A alternativa ao militarismo e à guerra perpétua que é o imperialismo em todas as suas formas, especialmente em sua forma sionista, é a resistência numa unidade crescente dos povos e dos Estados. O imperialismo é uma das principais causas das guerras mundiais, da corrida armamentista, do genocídio, da tortura, da manipulação em massa, do terrorismo psicológico, dos assassinatos seletivos e dos massacres da população civil, da formação e atuação de forças terroristas paramilitares como o ISIS.
Até 2018, a Cúpula do Povo convida todos os povos do mundo a se mobilizarem contra a Cúpula Presidencial do G-20 que acontecerá em Buenos Aires em 2018. O G-20, como a OMC e todos os TLCs, só reflete a sede de lucro das corporações e não as necessidades dos povos. Não é por acaso que tanto a OMC como o G20 são realizados na Argentina: este país quer mostrar-se como um líder regional na liberalização do comércio. Por esta razão, a mobilização de nossos povos é crucial. Somos nós e nós que devemos elevar a nossa voz e fazer com que nossas propostas alternativas para a crise climática e civilizacional sejam ouvidas.
Da mesma forma, chamamos a construção de uma greve internacional de mulheres para o próximo 8 de março, a partir de uma ampla visão de trabalho que leve em consideração nossas realidades heterogêneas. Não haveria capitalismo sem o trabalho de cuidados não remunerados para as mulheres.
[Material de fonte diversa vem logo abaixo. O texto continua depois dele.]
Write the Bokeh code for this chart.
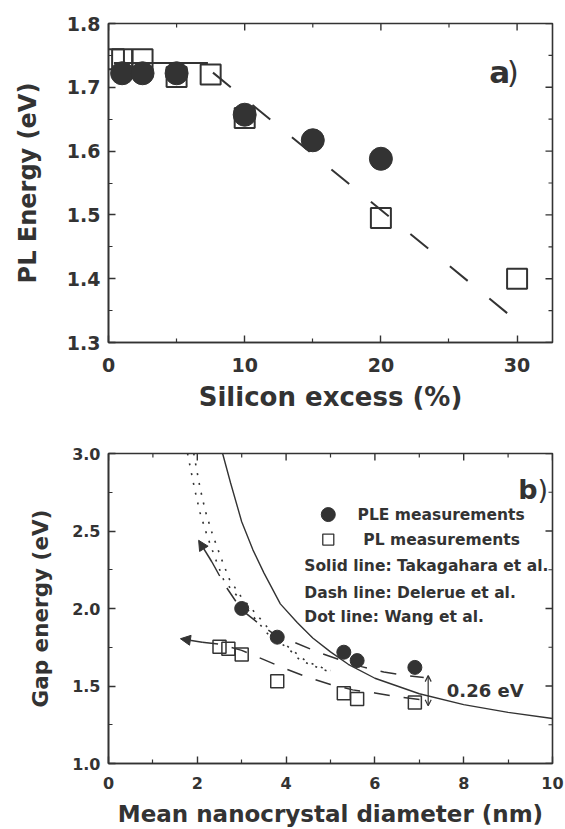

As organizações e movimentos da Cúpula dos Povos Fora OMC convocamos a continuidade das lutas da resistência à atual ofensiva do capital internacional contra os direitos dos povos, na construção coletiva da edição do Fórum Social Mundial 2018, em Salvador, Bahia, Brasil, de 13 a 17 de março. Resistir é criar, resistir é transformar!
A resistência global foi vista e ouvida em Buenos Aires. Mais uma vez, onde quer que ocorram os grandes fóruns globais, a resistência dos povos estará se levantará e a luta por nossos direitos os aguardará.
Fora OMC! Fora G-20!
ASSEMBLÉIA DOS POVOS / CÚPULA DOS POVOS “FORA OMC, CONSTRUINDO SOBERANIA”
13 DE DEZEMBRO DE 2017
[1] O termo “extrativismo” aqui obviamente se refere à mineração, extração de combustíveis fósseis e outras atividades capitalistas de grande impacto socioambiental e não às atividades (também referidas como “extrativistas”) de comunidades tradicionais.